Orchestral performances include Reflexiones by the Queens-based string orchestra conducted by Eugene Muneyoshi, Lucidity Chamberistas, the world premiere at Carnegie Hall of Tucanos for guitar and chamber orchestra performed by Nilko Andreas Guarín and the Azlo Orchestra conducted by Vince Lee, the world premiere of Cantares para Orquesta by the National Philharmonic Orchestra of Venezuela (XVI Festival de Música Latinoamericana) conducted by Germán Cáceres, and the El Salvador premiere of Cantares para Orquesta by the National Symphony of El Salvador (IV Festival Internacional de Música Contemporánea) conducted by Alfredo Rugeles. Ms. Potes' music has also been performed by the Montreal Chamber Orchestra, The North/South Consonance, the National Symphony of Colombia, the Symphony Orchestra of Cali, Darmstadt 2000 Internationale Ferienkurse fur Neue Musik, International Alliance for Women in Music, the ISCM in New York, Parnassus, Ensemble Aventure (Germany), the Composer's Conference at Wellesley College, the Network for New Music, Momenta Quartet, Ensemble CG (Colombia), The Stefan Wolpe Society, Ensamble Warmi (Argentina), The New York New Music Ensemble, the Institute for New Music in Freiburg, Germany, and the ISCM in Seoul, South Korea. Her music has been heard in England, Colombia, Brazil, Austria, Russia, Colombia, El Salvador, Germany, Mexico, Belgium, Argentina, and Venezuela.

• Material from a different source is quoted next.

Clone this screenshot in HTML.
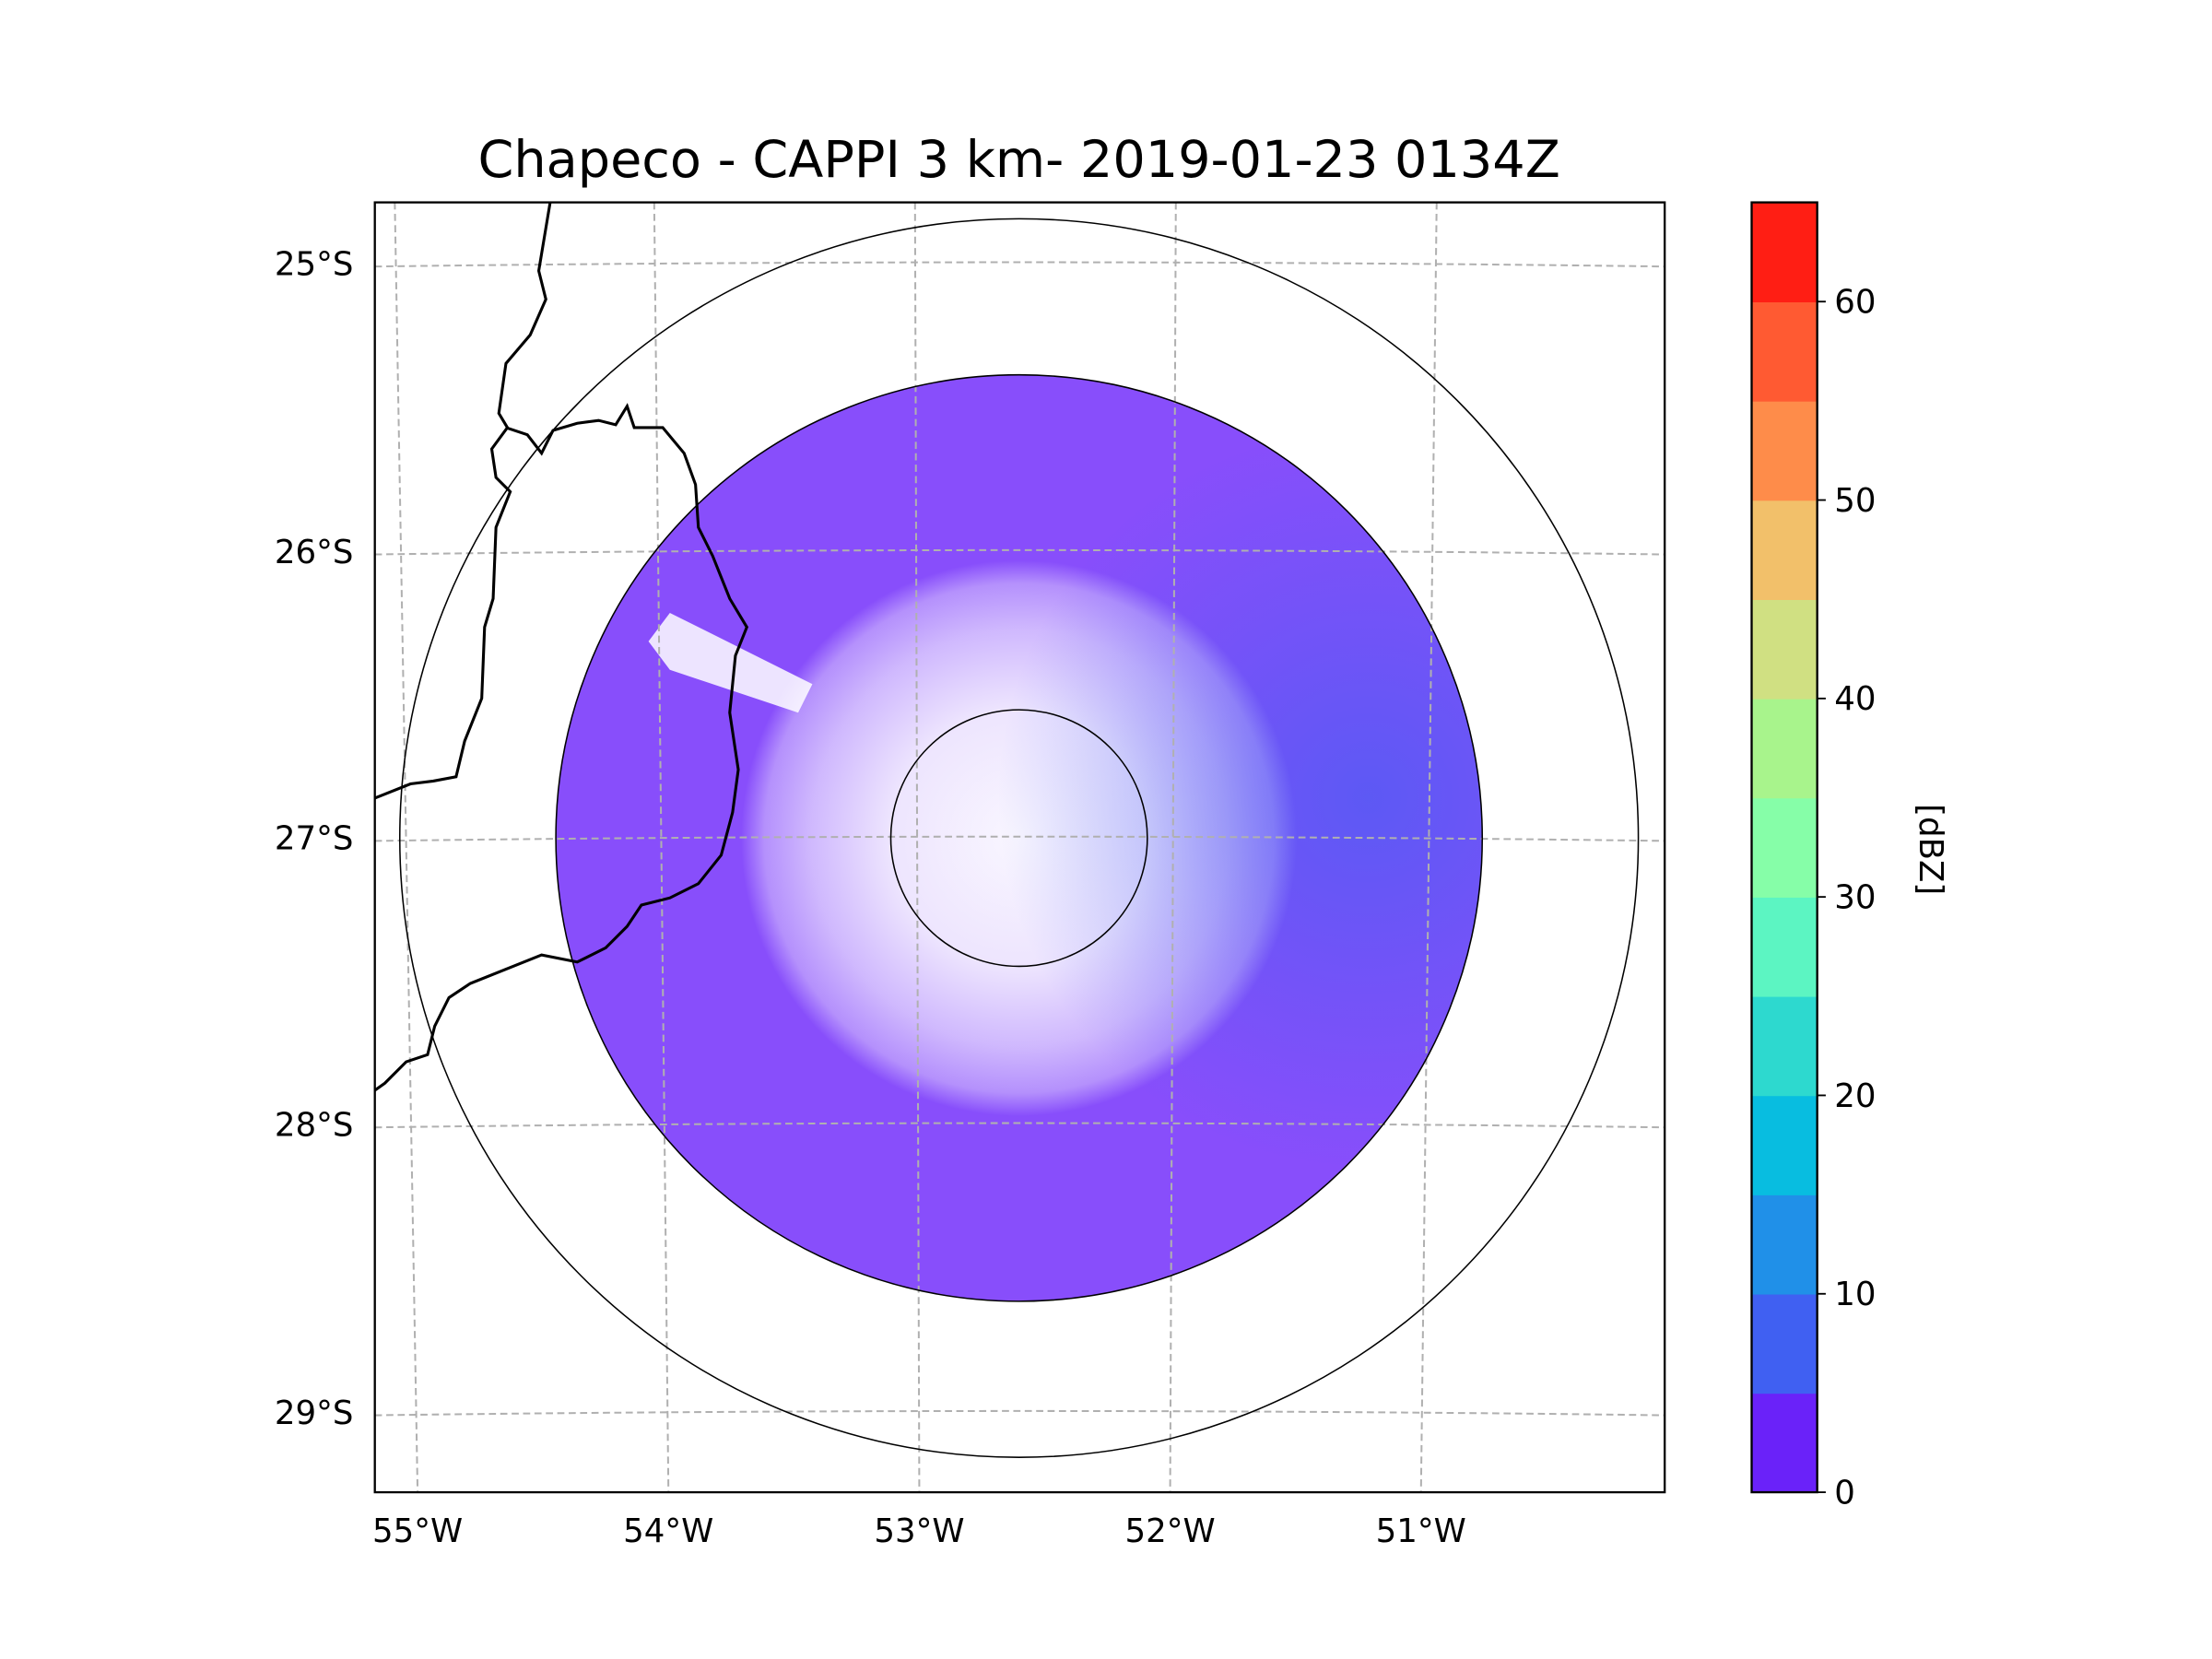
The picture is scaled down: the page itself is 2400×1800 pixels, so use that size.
<!DOCTYPE html>
<html><head><meta charset="utf-8"><style>
html,body{margin:0;padding:0;background:#fff;}
svg{display:block;font-family:"DejaVu Sans","Liberation Sans",sans-serif;}
</style></head><body>
<svg id="fig" width="2400" height="1800" viewBox="0 0 1552 1164" xmlns="http://www.w3.org/2000/svg">
<defs>
<clipPath id="axclip"><rect x="263" y="142" width="905" height="905"/></clipPath>
<radialGradient id="rg" cx="715" cy="588" r="325" gradientUnits="userSpaceOnUse">
<stop offset="0" stop-color="#6a22fa" stop-opacity="0.04"/>
<stop offset="0.28" stop-color="#6a22fa" stop-opacity="0.12"/>
<stop offset="0.45" stop-color="#6a22fa" stop-opacity="0.32"/>
<stop offset="0.55" stop-color="#6a22fa" stop-opacity="0.5"/>
<stop offset="0.6" stop-color="#6a22fa" stop-opacity="0.8"/>
<stop offset="1" stop-color="#6a22fa" stop-opacity="0.8"/>
</radialGradient>
<radialGradient id="blue" cx="960" cy="560" r="260" gradientUnits="userSpaceOnUse">
<stop offset="0" stop-color="#4060f0" stop-opacity="0.6"/>
<stop offset="1" stop-color="#4060f0" stop-opacity="0"/>
</radialGradient>
<clipPath id="radclip"><circle cx="715" cy="588" r="325"/></clipPath>
</defs>
<text x="715" y="124" font-size="36" text-anchor="middle" fill="#000">Chapeco - CAPPI 3 km- 2019-01-23 0134Z</text>
<g id="plot" clip-path="url(#axclip)">
<g clip-path="url(#radclip)">
<circle cx="715" cy="588" r="325" fill="url(#rg)"/>
<circle cx="715" cy="588" r="325" fill="url(#blue)"/>
<polygon points="455,450 470,430 570,480 560,500 470,470" fill="#fff" opacity="0.85"/>
<polygon points="385,430 440,410 400,470 385,470" fill="#fff" opacity="0.8"/>
</g>
<g id="grid"></g>
<circle cx="715" cy="588" r="90" fill="none" stroke="#000" stroke-width="1"/>
<circle cx="715" cy="588" r="325" fill="none" stroke="#000" stroke-width="1"/>
<circle cx="715" cy="588" r="434.5" fill="none" stroke="#000" stroke-width="1"/>
<path fill="none" stroke="#000" stroke-width="2" d="M386,142 L378,190 L383,210 L372,235 L355,255 L350,290 L356,300 L345,315 L348,335 L358,345 L348,370 L346,420 L340,440 L338,490 L326,520 L320,545 L304,548 L288,550 L263,560"/>
<path fill="none" stroke="#000" stroke-width="2" d="M355,300 L370,305 L380,318 L388,302 L405,297 L420,295 L432,298 L440,285 L445,300 L465,300 L480,318 L488,340 L490,370 L500,390 L512,420 L524,440 L516,460 L512,500 L518,540 L514,570 L506,600 L490,620 L470,630 L450,635 L440,650 L425,665 L405,675 L380,670 L355,680 L330,690 L315,700 L305,720 L300,740 L285,745 L270,760 L263,765"/>
</g>
<rect x="263" y="142" width="905" height="905" fill="none" stroke="#000" stroke-width="1.5"/>
<g id="ticks"></g>
<g id="cbar"></g>
<text x="0" y="0" font-size="23" text-anchor="middle" transform="translate(1347,596) rotate(90)">[dBZ]</text>
</svg>
<script>
var latLabels=["25°S","26°S","27°S","28°S","29°S"];
var latY=[185,387,588,789,991];
var lonLabels=["55°W","54°W","53°W","52°W","51°W"];
var lonTop=[277,459,642,825,1008];
var lonBottom=[293,469,645,821,997];
var levels=[0,5,10,15,20,25,30,35,40,45,50,55,60,65];
var levelColors=["#6a22f9","#4060f2","#2090e8","#08bde0","#2dd9cf","#5cf5c2","#86fea8","#a8f48c","#d0e082","#f2c06a","#fe8c4a","#ff5a32","#ff1e14"];
var cbTicks=[0,10,20,30,40,50,60];
var NS="http://www.w3.org/2000/svg";
function mk(t,a,p){var e=document.createElementNS(NS,t);for(var k in a)e.setAttribute(k,a[k]);p.appendChild(e);return e;}
var grid=document.getElementById('grid'),ticks=document.getElementById('ticks'),cb=document.getElementById('cbar');
latY.forEach(function(y,i){
 var p=mk('path',{d:'M263,'+(y+2)+' Q715,'+(y-4)+' 1168,'+(y+2),fill:'none',stroke:'#b0b0b0','stroke-width':1.3,'stroke-dasharray':'5,3'},grid);
 
 
 var t=mk('text',{x:248,y:y+8,'font-size':23,'text-anchor':'end'},ticks);t.textContent=latLabels[i];
 
 
});
lonTop.forEach(function(x,i){
 var p=mk('line',{x1:x,y1:142,x2:lonBottom[i],y2:1047,stroke:'#b0b0b0','stroke-width':1.3,'stroke-dasharray':'5,3'},grid);
 
 
 var t=mk('text',{x:lonBottom[i],y:1082,'font-size':23,'text-anchor':'middle'},ticks);t.textContent=lonLabels[i];
 
 
});
var cbX=1229,cbW=46,cbTop=142,cbBot=1047;
function cy(v){return cbBot-(v-levels[0])/(levels[levels.length-1]-levels[0])*(cbBot-cbTop);}
for(var i=0;i<levelColors.length;i++){
 var r=mk('rect',{x:cbX,y:cy(levels[i+1]),width:cbW,height:cy(levels[i])-cy(levels[i+1])+0.5,fill:levelColors[i]},cb);
 
 
}
var fr=mk('rect',{x:cbX,y:cbTop,width:cbW,height:cbBot-cbTop,fill:'none',stroke:'#000','stroke-width':1.5},cb);


cbTicks.forEach(function(v){
 var y=cy(v);
 var l=mk('line',{x1:cbX+cbW,y1:y,x2:cbX+cbW+6,y2:y,stroke:'#000','stroke-width':1.2},cb);
 
 
 var t=mk('text',{x:cbX+cbW+12,y:y+8,'font-size':23},cb);t.textContent=v;
 
 
});
</script>
</body></html>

She holds a DMA and an M.M. in composition, as well as a B.M. in music theory from Temple University where she studied composition with Matthew Greenbaum, Ursula Mamlok, and Maurice Wright. She has studied orchestration with Frank Brickle. Ms. Potes teaches at the College Preparatory Division at Mannes School of Music-The New School, Pratt Institute, and Borough of Manhattan Community College/CUNY.